The leader of the NSDAP, Adolf Hitler, is said to have visited Essen several times (about three times) in recent months for negotiations with the leading men of the Ruhr large-scale industry. He is said to have arrived here in his own car on these visits, but used a car provided by an industrialist to travel within the city. The negotiations are said to have been conducted with the general counsel of the ‘Association for Mining Interests’ in Essen, mining assessor Dr. von und zu Löwenstein, with the assistance of several other gentlemen who are not known by name. Following an election meeting in Essen on August 15, 1930, Hitler is said to have stayed with Mr. von und zu Löwenstein.”¹³⁹

The aim of the “negotiations with the leading men of Ruhr-Gross-Industrie” was described in the police report as follows:

The purpose of the negotiations was twofold: to inform big industry about Hitler’s actual position on the various labor issues, and to raise funds for the NSDAP from industry.”¹⁴⁰

According to this police report, Hitler explained to the Ruhr industrialists that “…today’s propaganda must not be made the basis of the practice to be practiced later. The attitude of today’s propaganda was necessary in order to withdraw the working masses from Marxism and to attract them to the NSDAP”, because the “actual position of the NSDAP” on the political questions of the German working class was “different from what is expressed in the present propaganda”.¹⁴¹

According to the police report, Hitler succeeded in convincing the Ruhr industrialists of the necessity of this propaganda strategy.

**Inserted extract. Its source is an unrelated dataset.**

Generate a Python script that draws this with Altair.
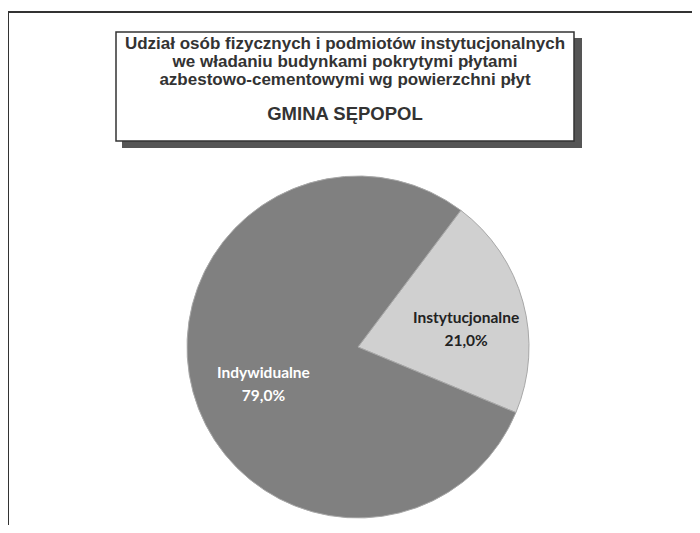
import altair as alt
import pandas as pd

categories = ["Instytucjonalne", "Indywidualne"]
values = [21.0, 79.0]
labels = ["21,0%", "79,0%"]
title_lines = [
    "Udział osób fizycznych i podmiotów instytucjonalnych",
    "we władaniu budynkami pokrytymi płytami",
    "azbestowo-cementowymi wg powierzchni płyt",
]
subtitle = "GMINA SĘPOPOL"

df = pd.DataFrame({"cat": categories, "val": values, "pct": labels})
df["txt"] = df["cat"] + "\n" + df["pct"]

W, H = 684, 517
CX, CY, R = 350, 339, 171
start = 0.645

color = alt.Color("cat:N", scale=alt.Scale(domain=categories, range=["#d0d0d0", "#808080"]), legend=None)
theta = alt.Theta("val:Q", stack=True, scale=alt.Scale(range=[start, start + 6.283185]))
order = alt.Order("ord:Q")

base = alt.Chart(df).transform_calculate(ord="datum.cat == 'Instytucjonalne' ? 0 : 1")

pie = base.mark_arc(stroke="#a8a8a8", strokeWidth=1).encode(
    theta=theta, color=color, order=order,
    x=alt.value(CX), y=alt.value(CY), radius=alt.value(R),
)

lab_inst = base.mark_text(font="Lato", fontSize=15.5, fontWeight="bold", color="#222222",
                          lineBreak="\n", lineHeight=23, baseline="middle").encode(
    theta=theta, order=order, text="txt:N",
    x=alt.value(CX), y=alt.value(CY), radius=alt.value(112),
    opacity=alt.condition("datum.cat == 'Instytucjonalne'", alt.value(1), alt.value(0)),
)
lab_ind = base.mark_text(font="Lato", fontSize=15.5, fontWeight="bold", color="white",
                         lineBreak="\n", lineHeight=23, baseline="middle").encode(
    theta=theta, order=order, text="txt:N",
    x=alt.value(CX), y=alt.value(CY), radius=alt.value(98),
    opacity=alt.condition("datum.cat == 'Indywidualne'", alt.value(1), alt.value(0)),
)

deco = pd.DataFrame({"k": [0]})
dbase = alt.Chart(deco)
frame_top = dbase.mark_rule(color="#333333", strokeWidth=2).encode(
    x=alt.value(0), x2=alt.value(W), y=alt.value(4))
frame_left = dbase.mark_rule(color="#333333", strokeWidth=2).encode(
    x=alt.value(0), y=alt.value(4), y2=alt.value(H))
shadow = dbase.mark_rect(color="#555555").encode(
    x=alt.value(114), x2=alt.value(574), y=alt.value(30), y2=alt.value(140))
box = dbase.mark_rect(fill="white", stroke="#333333", strokeWidth=1.5).encode(
    x=alt.value(108), x2=alt.value(566), y=alt.value(24), y2=alt.value(133))

tdf = pd.DataFrame({"t": title_lines + [subtitle], "row": [0, 1, 2, 3]})
tdf["ty"] = [36, 54, 72, 106]
tdf["fs"] = [17, 17, 17, 18.5]
title_text = alt.Chart(tdf).mark_text(font="Liberation Sans", fontWeight="bold",
                                      color="#333333", baseline="middle", align="center").encode(
    x=alt.value(337), y=alt.Y("ty:Q", scale=None), text="t:N",
    size=alt.Size("fs:Q", scale=None))

chart = alt.layer(frame_top, frame_left, shadow, box, title_text, pie, lab_inst, lab_ind).properties(
    width=W, height=H, padding=0, autosize=alt.AutoSizeParams(type="none"),
    background="white",
).configure_view(stroke=None)

chart.save("out.html", embed_options={"renderer": "svg", "actions": False})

The police report states:

On the basis of this view of Hitler, which was closer to the employer’s point of view, some gentlemen of big industry made very substantial funds available to Hitler, namely two donations amounting to 700,000 and 400,000 RM. These contributions were not transferred directly from the donor to the recipient, but passed through the accounts of two inconspicuous intermediaries.”¹⁴²

This police report has been qualified by recent research as absolutely authentic, even if the exact reproduction of the sums of money mentioned remains questionable.¹⁴³

Ultimately, the decisive factor in this development is that Hitler succeeded in convincing the Ruhr industrialists of the necessity of this NSDAP propaganda strategy. Rudolf Hess also reported on the success of Hitler’s campaign as follows:

Probably the best thing that H[itler] accomplished recently was a speech to about 25 of Germany’s leading economists (industrialists), after which almost all of them subscribed to his views”¹⁴⁴

Quoting James E. Pool & Suzanne Pool’s Who Financed Hitler: The Secret Funding of Hitler’s Rise to Power, 1919–1933, pages 339–340:

Big businessmen were undoubtedly interested in Hitler’s social welfare policy and his views on the Jews, but what concerned them most was the question of capitalism and free enterprise. At first Dietrich himself was disturbed by Nazi slogans about “eliminating unearned income” and “smashing the bondage of interest.”

After discussing economic matters with Hitler at some length, Dietrich was reassured. He later wrote: “Hitler accepted private property and the role of capital in modern economic life because he recognized these as the economic foundations of our culture.” He opposed only the abuse of capitalism, but not capitalism in principle.

Although “smashing interest slavery” was one of the points of the [NSDAP’s] program, Hitler recognized that he could not eliminate the system of interest from the economy, “without undermining his own political existence.”⁹

(Emphasis added in all cases.)

Making empty threats against the upper classes was not the exclusive domain of the German Fascists, as we can see by Trump’s meaningless threats against ‘the élites’ despite being an élite himself. One cannot serve two masters; it’s theatre, and the upper classes know that.